A review of this week’s Brooklyn Nine-Nine, “Admiral Peralta,” coming up just as soon as I watch the show about the karate lizards…

Jake Peralta’s daddy issues are perhaps his most defining character trait (it’s that or his love of Die Hard). But Brooklyn has usually been more comically successful when exploring that issue indirectly, whether it’s through Captain Holt becoming Jake’s surrogate father or Jake’s concerns about having kids. Episodes featuring Bradley Whitford as Roger Peralta himself have tended to be a mixed bag. Roger is selfish and oblivious to his son’s needs, but in a way that’s a bit too understated to get big laughs, while Jake’s response to him is usually not enough to land as drama. Given the importance of Roger to who our hero is, his appearances should be highlights to look forward to, akin to Doug Judy stories.
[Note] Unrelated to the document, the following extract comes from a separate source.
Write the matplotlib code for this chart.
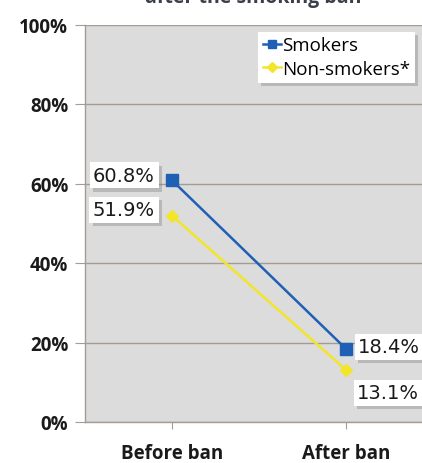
import matplotlib
matplotlib.use("Agg")
import matplotlib.pyplot as plt
import matplotlib.patheffects as pe
import numpy as np

# Share of people exposed to second-hand smoke, before and after the ban
categories = ["Before ban", "After ban"]
smokers = [60.8, 18.4]
non_smokers = [51.9, 13.1]
series_names = ["Smokers", "Non-smokers*"]
y_ticks = [0, 20, 40, 60, 80, 100]
title = "after the smoking ban"

W, H = 422, 464
fig = plt.figure(figsize=(W / 100, H / 100), dpi=100)
fig.patch.set_facecolor("white")

ax = fig.add_axes([85 / W, 41 / H, 348 / W, 397.5 / H])
ax.set_facecolor("#dcdcdc")

x = np.arange(len(categories))
blue = "#1f5fb4"
yellow = "#f2e52a"
l1, = ax.plot(x, smokers, color=blue, lw=1.8, marker="s", ms=8,
              mec=blue, mfc=blue, label=series_names[0], zorder=4)
l2, = ax.plot(x, non_smokers, color=yellow, lw=1.8, marker="D", ms=6.5,
              mec=yellow, mfc=yellow, label=series_names[1], zorder=3)

ax.set_xlim(-0.5, 1.5)
ax.set_ylim(0, 100)
ax.set_yticks(y_ticks)
ax.set_yticklabels([f"{v}%" for v in y_ticks])
ax.set_xticks(x)
ax.set_xticklabels(categories)
ax.grid(axis="y", color="#a49c94", lw=1.0)
ax.set_axisbelow(True)

for side in ["top", "right"]:
    ax.spines[side].set_visible(False)
for side in ["left", "bottom"]:
    ax.spines[side].set_color("#a49c94")
    ax.spines[side].set_linewidth(1.0)

ax.tick_params(axis="y", length=7, color="#a49c94", pad=5,
               labelsize=13.5, labelcolor="#1a1a1a")
ax.tick_params(axis="x", length=5, color="#a49c94", pad=10,
               labelsize=13.5, labelcolor="#1a1a1a")
for lab in ax.get_yticklabels() + ax.get_xticklabels():
    lab.set_fontfamily("Open Sans")
    lab.set_fontweight("bold")

shadow = [pe.withSimplePatchShadow(offset=(2.5, -2.5), shadow_rgbFace="#777777", alpha=0.35)]


def value_label(xv, yv, dx, dy, ha):
    t = ax.annotate(f"{yv}%", (xv, yv), xytext=(dx, dy), textcoords="offset pixels",
                    ha=ha, va="center", fontsize=14, family="DejaVu Sans",
                    color="#1a1a1a", zorder=6, annotation_clip=False,
                    bbox=dict(boxstyle="square,pad=0.18", fc="white", ec="none"))
    t.get_bbox_patch().set_path_effects(shadow)
    return t


value_label(x[0], smokers[0], -17, 5, "right")
value_label(x[0], non_smokers[0], -17, 6, "right")
value_label(x[1], smokers[1], 12, 2, "left")
value_label(x[1], non_smokers[1], 11, -23, "left")

leg = ax.legend(handles=[l1, l2], loc="upper right", bbox_to_anchor=(330 / 348, 1 - 7 / 397.5),
                frameon=True, fancybox=False, shadow=False,
                prop={"family": "Open Sans", "size": 13.5},
                handlelength=1.0, handletextpad=0.05, borderpad=0.25,
                labelspacing=0.3, borderaxespad=0, markerscale=0.8)
leg.get_frame().set_facecolor("white")
leg.get_frame().set_edgecolor("none")
leg.get_frame().set_alpha(1)
leg.get_frame().set_path_effects(shadow)
leg.set_zorder(7)

fig.text(0.6, 1 - 2.5 / H, title, ha="center", va="baseline", fontsize=14,
         fontweight="bold", family="Open Sans", color="#3a3f4a")

fig.savefig("out.png", dpi=100)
Instead, they’re… fine?

For about half its running time, “Admiral Peralta” — which brings in the great Martin Mull as Jake’s grandfather, for a discussion of how all Peralta men have bad relationships with their dads — seems like it’s going to be another middling Roger-centric episode. The show has some fun in the margins as the squad admits they already knew about Amy’s pregnancy (with a montage of the methods the show has used to obscure Melissa Fumero’s expanding belly), but the only joke about Roger and the Admiral that really clicks is when they bond over memories of other people being injured(*). And the subplots — Terry wants to audition to be the flutist in the NYPD band, Amy and Rosa have to reinvestigate a case that Scully and Hitchcock appear to have screwed up — both seem pretty thin.

(*) This was a famous Sopranos joke, too, albeit a sad one, where the only good memory Tony has of his mom is the time they laughed at someone who fell down.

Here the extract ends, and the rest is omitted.